Eu2+ was used to substitute Ca in the orthorhombic KCoO2-type layered CaTiN2 to form a Ca1-xEuxTiN2 solid solution, which showed a limited substitution around x = 0.35 with the tetragonality enhanced but the orthorhombic symmetry retained and inaccessibility for the end member EuTiN2. This was in contrast with the full solid solution Ca1-xSrxTiN2, which realized a structural transition from orthorhombic to tetragonal at x = 0.5, even though Eu2+ and Sr2+ ions have similar sizes. The Eu substitution for Ca reduced the dielectric permittivity of CaTiN2 owing to the reduced structural distortion arising from the enhanced tetragonality with the substitution.
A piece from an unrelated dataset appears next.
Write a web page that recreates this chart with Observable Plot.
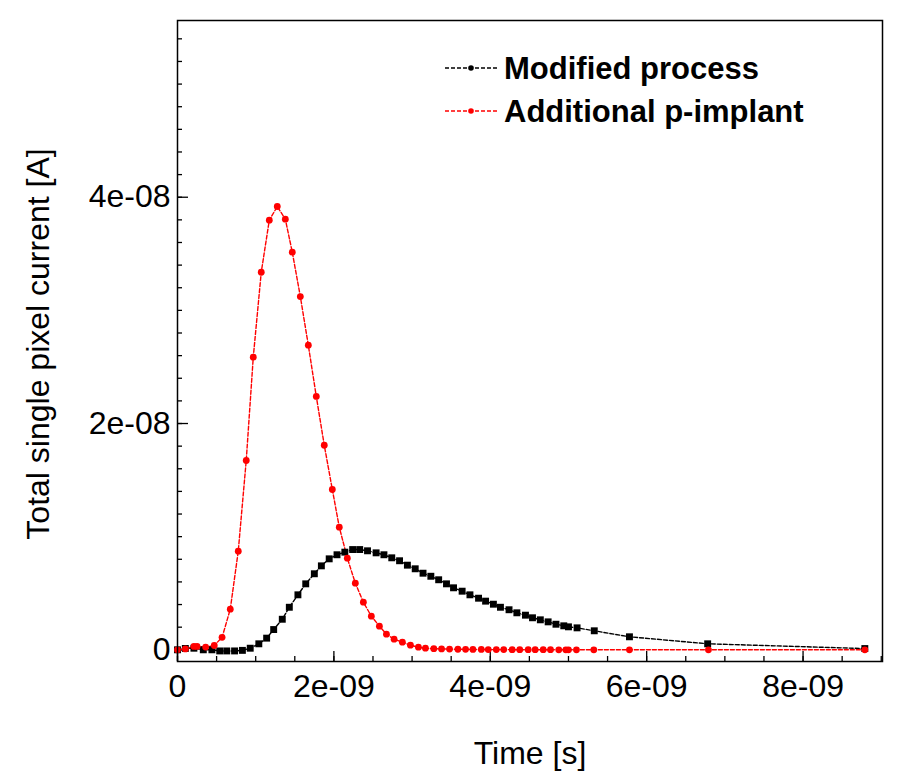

First-principle theoretical calculations on the total energies and formation energies considering the 4f electrons of Eu ions and the related magnetism were performed to understand the structural stability of the hypothetical EuTiN2. Compared with CaTiN2 and SrTiN2, EuTiN2 has much higher formation energies, making it inaccessible at high temperature. The evolutions of the experimentally observed and calculated lattice parameters of the Ca1-xEuxTiN2 solid solution showed a preference for the orthorhombic phase over the tetragonal phase for the hypothetical EuTiN2, revealing a different coordination chemistry of Eu2+-N to Eu2+-O through the comparison of the structural variations of ATiN(2) and ATiO(3) (A = Ca, Sr, Eu).